10.   Park Slope, Brooklyn. In my mind’s eye I cannot imagine a more perfect combination of both urbanity and a friendly neighborhood. Of all the places I’ve ever lived Park Slope was my favorite. Walk out the door, and go one block up and you’re in the city, with its shops, boutiques, bars, and street life. Walk two blocks the other way, and you’re along the canal. Hit the subway and boom, Manhattan is 15 minutes away over the bridge. If it didn’t cost so fucking much it would be damn near perfect!
So that’s my list. I’m sure I’ll think of more as the days pass, but this is a pretty good list. Maybe in some ways it’s a love letter to the city that I knew, rather than the city that is. That’s okay.
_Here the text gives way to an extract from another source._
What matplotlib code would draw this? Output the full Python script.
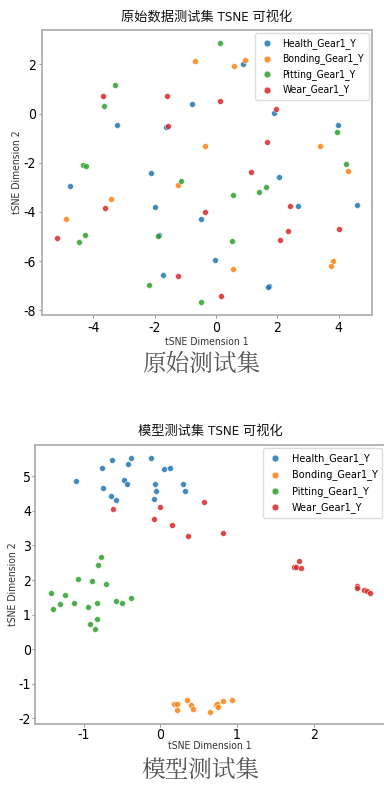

It will do for now.
Next up: Top 10 Things I Think Louisville Needs to Work On (Don’t worry I’ll have a similar list for NYC too.)
*Okay, I have a few more things I miss a lot.
11. Bodegas. I loved having a convenient little store, usually with a friendly cat inside, about every two blocks or so. We don’t have that here, and I miss them a bunch. When I went back last time among the first things I did was walk into a bodega, and order something. It’s a common hang out place, a place for late night munchies, a place with dozens of different kinds of beers, sometimes some pretty decent sandwiches, toilet paper, all in the size of a very big walk in closet. Bodegas rule!

12. The Skyline. Okay, here I’m gonna sound pretty NYC chauvinistic, but whatever. All other cities have buildings, including tall buildings. Only New York truly has a skyline.